Analysts are part of every industry data touches. They help run governments and financial institutions, but they also keep your utilities running, improve factory operations, and keep public transit operating smoothly. Many people also conduct complex analyses without the analyst title: professionals in medicine, research, and law have to process huge amounts of information to do their jobs. Intelligence analysis is only the beginning for Primer. The company already serves a material — but undisclosable — number of the 17 US intelligence agencies (through intermediary In-Q-Tel), and they also streamline research for Walmart and GIC, Singapore’s sovereign wealth fund.

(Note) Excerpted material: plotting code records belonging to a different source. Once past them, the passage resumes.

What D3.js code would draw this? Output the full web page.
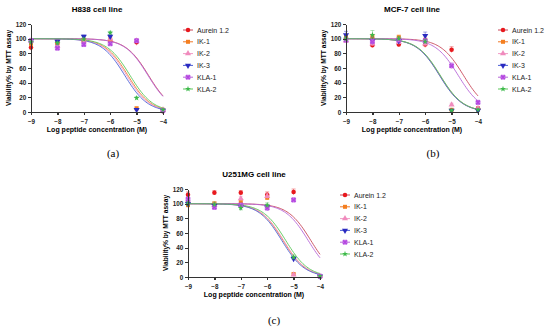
<html>

<head>
    <meta charset="utf-8">
    <title>MTT viability curves</title>
    <style>
        body { margin: 0; background: #fff; }
        text { font-family: Arial, "Liberation Sans", sans-serif; }
        .axis path, .axis line { stroke: #333; stroke-width: 1.3; shape-rendering: crispEdges; }
        .axis text { font-size: 6.3px; font-weight: bold; fill: #222; }
    </style>
    <script src="https://cdn.jsdelivr.net/npm/d3@7"></script>
</head>

<body>
</body>
<script>
    // log concentrations and series names
    var doses = [-9, -8, -7, -6, -5, -4];
    var seriesNames = ["Aurein 1.2", "IK-1", "IK-2", "IK-3", "KLA-1", "KLA-2"];
    var seriesColors = ["#e8191e", "#f47f20", "#f08bbd", "#2a2ac0", "#b447e0", "#3cb94a"];
    var curveColors = ["#c9485a", "#f07a2a", "#f29ac6", "#4b5fd6", "#b766d8", "#5cc85a"];
    var yTicks = [0, 20, 40, 60, 80, 100, 120];

    // mean viability per series (rows) at each dose (columns)
    var h838Values = [
        [88, 93, 96, 97, 95, 1],
        [93, 95, 98, 98, 5, 3],
        [97, 90, 97, 100, 97, 3],
        [97, 96, 103, 103, 3, 2],
        [97, 87, 92, 93, 97, 2],
        [95, 94, 99, 108, 19, 3]
    ];
    var h838Errors = [
        [4, 3, 4, 4, 4, 1], [3, 3, 4, 4, 2, 1], [3, 3, 3, 3, 3, 1],
        [2, 2, 2, 3, 1, 1], [3, 3, 3, 3, 3, 1], [2, 2, 2, 2, 2, 1]
    ];
    var h838LogIC50 = [-4.55, -5.33, -5.38, -5.45, -4.57, -5.25];

    var mcf7Values = [
        [100, 91, 92, 92, 85, 5],
        [103, 103, 102, 98, 3, 3],
        [97, 93, 95, 93, 10, 5],
        [105, 97, 97, 104, 2, 2],
        [98, 96, 98, 97, 63, 13],
        [100, 105, 100, 96, 2, 3]
    ];
    var mcf7Errors = [
        [3, 3, 3, 4, 4, 2], [3, 3, 3, 3, 1, 1], [3, 3, 3, 3, 2, 2],
        [5, 4, 3, 5, 1, 1], [3, 3, 3, 3, 4, 3], [3, 6, 3, 3, 1, 1]
    ];
    var mcf7LogIC50 = [-4.55, -5.45, -5.44, -5.46, -4.75, -5.43];

    var u251Values = [
        [112, 115, 115, 112, 116, 1],
        [98, 100, 102, 108, 4, 1],
        [104, 98, 107, 110, 3, 1],
        [100, 97, 96, 95, 25, 1],
        [106, 95, 98, 94, 105, 1],
        [100, 99, 94, 98, 27, 1]
    ];
    var u251Errors = [
        [4, 3, 3, 4, 4, 1], [3, 3, 3, 3, 1, 1], [3, 3, 3, 4, 2, 1],
        [3, 3, 3, 3, 3, 1], [3, 3, 3, 3, 3, 1], [3, 3, 4, 3, 3, 1]
    ];
    var u251LogIC50 = [-4.35, -5.4, -5.38, -5.45, -4.45, -5.3];

    var panels = [
        { title: "H838 cell line", label: "(a)", values: h838Values, errors: h838Errors, ic50: h838LogIC50,
          left: 31, top: 24, capX: 113, capY: 157 },
        { title: "MCF-7 cell line", label: "(b)", values: mcf7Values, errors: mcf7Errors, ic50: mcf7LogIC50,
          left: 346, top: 24, capX: 433, capY: 157 },
        { title: "U251MG cell line", label: "(c)", values: u251Values, errors: u251Errors, ic50: u251LogIC50,
          left: 188, top: 189, capX: 274, capY: 324 }
    ];

    var width = 132, height = 88;

    var svg = d3.select("body").append("svg")
        .attr("width", 550)
        .attr("height", 330);

    var symbolTypes = [d3.symbolCircle, d3.symbolSquare, d3.symbolTriangle, d3.symbolTriangle, d3.symbolSquare, d3.symbolStar];

    function drawMarker(g, i, size) {
        var s = g.append("g");
        if (i == 3) {
            s.append("path").attr("d", d3.symbol().type(d3.symbolTriangle).size(size)())
                .attr("transform", "rotate(180)").attr("fill", seriesColors[i]);
        } else if (i == 4) {
            s.append("path").attr("d", d3.symbol().type(d3.symbolSquare).size(size)())
                .attr("fill", "#e6b4f2").attr("stroke", seriesColors[i]).attr("stroke-width", 0.6);
            s.append("path").attr("d", d3.symbol().type(d3.symbolCross).size(size * 0.9)())
                .attr("transform", "rotate(45)").attr("fill", seriesColors[i]);
        } else {
            s.append("path").attr("d", d3.symbol().type(symbolTypes[i]).size(size)())
                .attr("fill", seriesColors[i]);
        }
        return s;
    }

    panels.forEach(function(p) {
        var x = d3.scaleLinear().domain([-9, -4]).range([0, width]);
        var y = d3.scaleLinear().domain([0, 120]).range([height, 0]);

        var g = svg.append("g")
            .attr("transform", "translate(" + p.left + "," + p.top + ")");

        svg.append("text")
            .attr("x", p.left + width / 2)
            .attr("y", p.top - 12)
            .attr("text-anchor", "middle")
            .style("font-size", "8px")
            .style("font-weight", "bold")
            .text(p.title);

        // fitted dose-response curves (top 100, bottom 0, Hill slope -1)
        var line = d3.line()
            .x(function(d) { return x(d[0]); })
            .y(function(d) { return y(d[1]); });
        var xs = d3.range(-9, -3.999, 0.05);
        p.ic50.forEach(function(c, i) {
            var pts = xs.map(function(v) {
                return [v, 100 / (1 + Math.pow(10, v - c))];
            });
            g.append("path")
                .attr("d", line(pts))
                .attr("fill", "none")
                .attr("stroke", curveColors[i])
                .attr("stroke-width", 1)
                .attr("opacity", 0.9);
        });

        // error bars and points
        p.values.forEach(function(row, i) {
            row.forEach(function(v, j) {
                var e = p.errors[i][j];
                var cx = x(doses[j]);
                g.append("line")
                    .attr("x1", cx).attr("x2", cx)
                    .attr("y1", y(v - e)).attr("y2", y(v + e))
                    .attr("stroke", seriesColors[i]).attr("stroke-width", 0.7).attr("opacity", 0.6);
                g.append("line")
                    .attr("x1", cx - 2).attr("x2", cx + 2)
                    .attr("y1", y(v + e)).attr("y2", y(v + e))
                    .attr("stroke", seriesColors[i]).attr("stroke-width", 0.7).attr("opacity", 0.6);
                drawMarker(g, i, i == 5 ? 11 : 16)
                    .attr("transform", "translate(" + cx + "," + y(v) + ")");
            });
        });

        g.append("g")
            .attr("class", "axis")
            .attr("transform", "translate(0," + height + ")")
            .call(d3.axisBottom(x).tickValues(doses).tickSize(3).tickSizeOuter(0).tickFormat(d3.format("d")))
            .selectAll("text").attr("dy", "0.9em");

        g.append("g")
            .attr("class", "axis")
            .call(d3.axisLeft(y).tickValues(yTicks).tickSize(3).tickSizeOuter(0))
            .selectAll("text").attr("dx", "0.2em");

        g.append("text")
            .attr("x", width / 2)
            .attr("y", height + 20)
            .attr("text-anchor", "middle")
            .style("font-size", "7px")
            .style("font-weight", "bold")
            .text("Log peptide concentration (M)");

        g.append("text")
            .attr("transform", "translate(-20.5," + (height / 2) + ") rotate(-90)")
            .attr("text-anchor", "middle")
            .style("font-size", "6.6px")
            .style("font-weight", "bold")
            .text("Viability% by MTT assay");

        // legend
        var lg = g.append("g")
            .attr("transform", "translate(" + (width + 25) + ",6)");
        seriesNames.forEach(function(name, i) {
            var row = lg.append("g").attr("transform", "translate(0," + (i * 11.8) + ")");
            row.append("line")
                .attr("x1", -5).attr("x2", 5)
                .attr("stroke", curveColors[i]).attr("stroke-width", 1);
            drawMarker(row, i, i == 5 ? 11 : 16);
            row.append("text")
                .attr("x", 9)
                .attr("y", 2.5)
                .style("font-size", "7px")
                .style("fill", "#222")
                .text(name);
        });

        svg.append("text")
            .attr("x", p.capX)
            .attr("y", p.capY)
            .attr("text-anchor", "middle")
            .style("font-family", "'Liberation Serif', 'Times New Roman', serif")
            .style("font-size", "11px")
            .text(p.label);
    });
</script>

</html>
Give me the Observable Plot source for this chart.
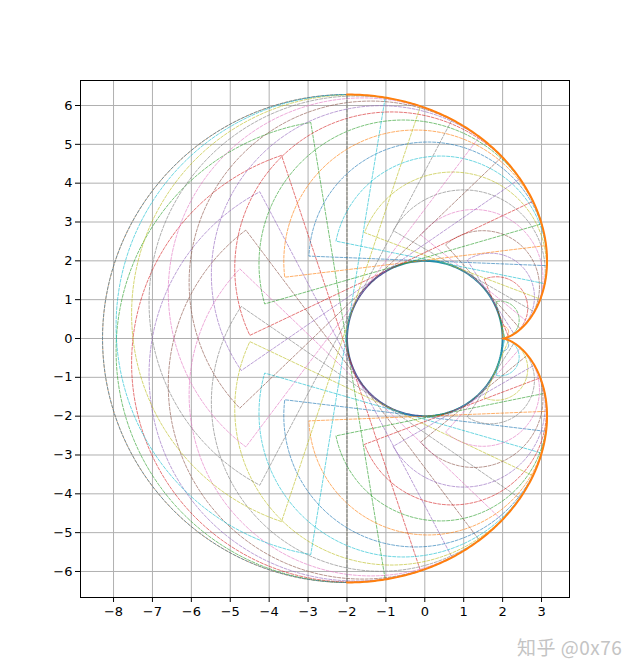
<!DOCTYPE html>
<html>
<head>
<meta charset="utf-8">
<script src="https://cdn.jsdelivr.net/npm/d3@7"></script>
<script src="https://cdn.jsdelivr.net/npm/@observablehq/plot@0.6"></script>
<style>
  html, body { margin: 0; padding: 0; background: #ffffff; }
  #wrap { position: relative; width: 632px; height: 670px; }
  #wm { position: absolute; left: 517px; top: 633px; font-family: "Noto Sans CJK SC", "Noto Sans", sans-serif; font-size: 19px; color: #c4c4c4; letter-spacing: 0.5px; }
</style>
</head>
<body>
<div id="wrap"><div id="chart"></div><div id="wm">知乎 @0x76</div></div>
<script>
// ---- data ----
const baseRadius = [2];
// unwound angle (rad) of each construction frame, drawn in this order (negative = lower half)
const frameT = [-3.1416, -2.9805, -2.8194, -2.6583, -2.4972, -2.3361, -2.1749, -2.0138, -1.8527, -1.6916,
                -1.5306, -1.3694, -1.2083, -1.0472, -0.8861, -0.7250, -0.5639, -0.4028, -0.2417, -0.0806,
                 0.0806,  0.2417,  0.4028,  0.5639,  0.7250,  0.8861,  1.0472,  1.2083,  1.3694,  1.5306,
                 1.6916,  1.8527,  2.0138,  2.1749,  2.3361,  2.4972,  2.6583,  2.8194,  2.9805,  3.1416];
const palette = ["#1f77b4", "#ff7f0e", "#2ca02c", "#d62728", "#9467bd", "#8c564b", "#e377c2", "#7f7f7f", "#bcbd22", "#17becf"];
const frameColors = [
  "#ff7f0e", "#2ca02c", "#d62728", "#9467bd", "#8c564b", "#e377c2", "#7f7f7f", "#bcbd22", "#17becf", "#1f77b4",
  "#ff7f0e", "#2ca02c", "#d62728", "#9467bd", "#8c564b", "#e377c2", "#7f7f7f", "#bcbd22", "#17becf", "#1f77b4",
  "#ff7f0e", "#2ca02c", "#d62728", "#9467bd", "#8c564b", "#e377c2", "#7f7f7f", "#bcbd22", "#17becf", "#1f77b4",
  "#ff7f0e", "#2ca02c", "#d62728", "#9467bd", "#8c564b", "#e377c2", "#7f7f7f", "#bcbd22", "#17becf", "#1f77b4"];
const involuteRange = [-3.1416, 3.1416];
const involuteColor = ["#ff7f0e"];
const circleArcStart = [-93, 120];   // degrees
const circleArcEnd = [120, 267];
const circleArcColor = ["#2b8a9c", "#4a5894"];
const xTicks = [-8, -7, -6, -5, -4, -3, -2, -1, 0, 1, 2, 3];
const yTicks = [-6, -5, -4, -3, -2, -1, 0, 1, 2, 3, 4, 5, 6];

// ---- geometry built from the data ----
const R = baseRadius[0];
const circlePts = [];
circleArcStart.forEach((a0, i) => {
  const a1 = circleArcEnd[i];
  const n = 120;
  for (let j = 0; j <= n; j++) {
    const a = (a0 + (a1 - a0) * j / n) * Math.PI / 180;
    circlePts.push({x: R * Math.cos(a), y: R * Math.sin(a), seg: i, color: circleArcColor[i]});
  }
});

// each frame: the rolling tangent line (length 4t, centred on the contact point)
// and the half circle of radius 2t around the contact point
const framePts = [];
frameT.forEach((tt, k) => {
  const s = tt < 0 ? -1 : 1;
  const t = Math.abs(tt);
  const px = R * Math.cos(t), py = R * Math.sin(t);
  const rr = R * t;
  const n = 90;
  const pts = [];
  for (let j = 0; j <= n; j++) {
    const th = t - Math.PI / 2 + Math.PI * j / n;
    pts.push([px + rr * Math.cos(th), py + rr * Math.sin(th)]);
  }
  pts.push(pts[0]);
  pts.forEach(([x, y]) => framePts.push({x, y: s * y, id: k, color: frameColors[k]}));
});

const invPts = [];
{
  const n = 600;
  for (let j = 0; j <= n; j++) {
    const t = involuteRange[0] + (involuteRange[1] - involuteRange[0]) * j / n;
    invPts.push({x: R * (Math.cos(t) + t * Math.sin(t)), y: R * (Math.sin(t) - t * Math.cos(t))});
  }
}

const chart = Plot.plot({
  width: 632,
  height: 670,
  marginLeft: 80,
  marginRight: 63,
  marginTop: 80,
  marginBottom: 73,
  x: {domain: [-8.849, 3.719], label: null},
  y: {domain: [-6.67, 6.644], label: null},
  color: {type: "identity"},
  style: {fontFamily: "DejaVu Sans, sans-serif", fontSize: "13px", color: "#000", background: "#fff"},
  marks: [
    Plot.gridX(xTicks, {stroke: "#b0b0b0", strokeOpacity: 1, strokeWidth: 1}),
    Plot.gridY(yTicks, {stroke: "#b0b0b0", strokeOpacity: 1, strokeWidth: 1}),
    Plot.line(circlePts, {x: "x", y: "y", z: "seg", stroke: "color", strokeWidth: 2}),
    Plot.line(framePts, {x: "x", y: "y", z: "id", stroke: "color", strokeWidth: 0.7, strokeOpacity: 0.9, strokeDasharray: "3,1.6"}),
    Plot.line(invPts, {x: "x", y: "y", stroke: involuteColor[0], strokeWidth: 2}),
    Plot.axisX(xTicks, {tickSize: 5, tickPadding: 4, label: null, stroke: "#000"}),
    Plot.axisY(yTicks, {tickSize: 5, tickPadding: 3, label: null, stroke: "#000"}),
    Plot.frame({stroke: "#000", strokeWidth: 1})
  ]
});
document.getElementById("chart").appendChild(chart);
</script>
</body>
</html>
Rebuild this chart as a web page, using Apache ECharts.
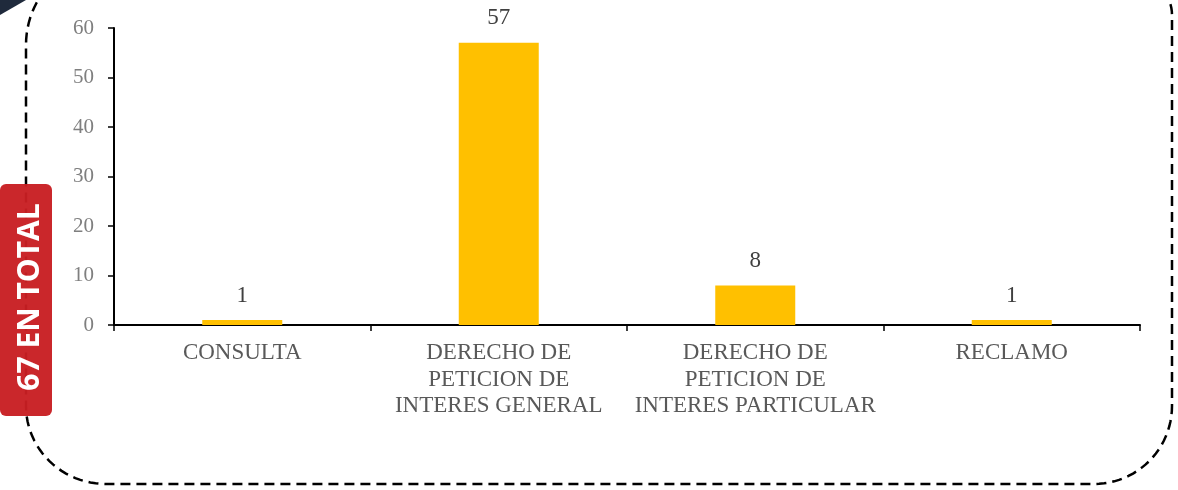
<!DOCTYPE html>
<html><head><meta charset="utf-8">
<script src="https://cdn.jsdelivr.net/npm/echarts@6/dist/echarts.min.js"></script>
<style>html,body{margin:0;padding:0;background:#fff}#c{width:1178px;height:490px}</style>
</head><body><div id="c"></div>
<script>
const categories = ['CONSULTA', 'DERECHO DE\nPETICION DE\nINTERES GENERAL', 'DERECHO DE\nPETICION DE\nINTERES PARTICULAR', 'RECLAMO'];
const values = [1, 57, 8, 1];
const yTicks = [0, 10, 20, 30, 40, 50, 60];
const totalLabel = '67 EN TOTAL';

// decorative dashed frame: rounded rectangle outline built from corner arcs
function frame() {
  const pts = [];
  function arc(cx, cy, rx, ry, a0, a1) {
    const n = 24;
    for (let i = 0; i <= n; i++) {
      const a = a0 + (a1 - a0) * i / n;
      pts.push([cx + rx * Math.cos(a), cy + ry * Math.sin(a)]);
    }
  }
  const P = Math.PI;
  arc(1092, 15, 80, 55, -P / 2, 0);          // top-right
  arc(1094, 406, 78, 78, 0, P / 2);          // bottom-right
  arc(106, 406, 80, 78, P / 2, P);           // bottom-left
  arc(106, 45, 80, 85, P, 1.5 * P);          // top-left
  pts.push([1092, -40]);
  return pts;
}

const chart = echarts.init(document.getElementById('c'));
chart.setOption({
  animation: false,
  grid: {left: 114, right: 38, top: 28, bottom: 165},
  xAxis: {
    type: 'category', data: categories,
    axisLine: {lineStyle: {color: '#000', width: 2}},
    axisTick: {show: true, interval: 0, length: 6, lineStyle: {color: '#000', width: 1.5}},
    axisLabel: {interval: 0, color: '#595959', fontFamily: 'Liberation Serif', fontSize: 23, lineHeight: 26.5, margin: 15}
  },
  yAxis: {
    type: 'value', min: yTicks[0], max: yTicks[yTicks.length - 1], interval: 10,
    splitLine: {show: false},
    axisLine: {show: true, lineStyle: {color: '#000', width: 2}},
    axisTick: {show: true, length: 6, lineStyle: {color: '#000', width: 1.5}},
    axisLabel: {color: '#7f7f7f', fontFamily: 'Liberation Serif', fontSize: 21, margin: 20}
  },
  series: [{
    type: 'bar', data: values, barWidth: 80,
    itemStyle: {color: '#FFC000'},
    label: {show: true, position: 'top', distance: 13, color: '#404040', fontFamily: 'Liberation Serif', fontSize: 23}
  }],
  graphic: [
    {type: 'polygon', shape: {points: [[0,0],[26,0],[0,15]]}, style: {fill: '#1f2a3c'}},
    {type: 'polyline', z: 0, shape: {points: frame()},
     style: {fill: null, stroke: '#000', lineWidth: 2.5, lineDash: [10, 6]}},
    {type: 'rect', shape: {x: 0, y: 184, width: 52, height: 232, r: 6},
     style: {fill: 'rgba(200,30,34,0.96)'}, z: 10},
    {type: 'text', x: 30, y: 297, rotation: Math.PI / 2, z: 11,
     style: {text: totalLabel, fill: '#fff', font: 'bold 30px "Open Sans"', align: 'center', verticalAlign: 'middle'}}
  ]
});
</script></body></html>
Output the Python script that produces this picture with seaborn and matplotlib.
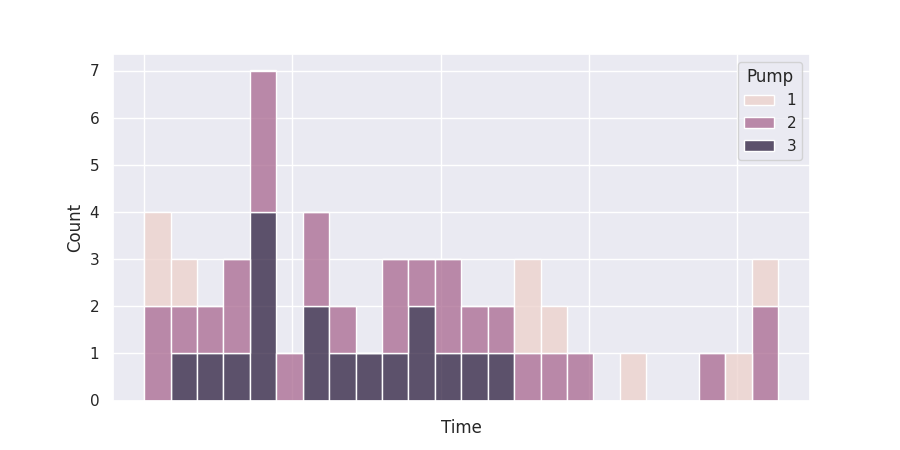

We invested in Primer because their technology will enable multiple huge industries save untold amounts of time and money. The company is years ahead of the competition in automatic text summarization, and their customer list already proves the value they bring to analysts. Primer runs on the kind of feedback loop that we look for in our portfolio companies, using the software they build to improve themselves. We’re proud to support Primer as they fundamentally improve the lives – and decision quality – of researchers and analysts across huge global industries, enabling more human (and humane) decisions to be made at machine speed.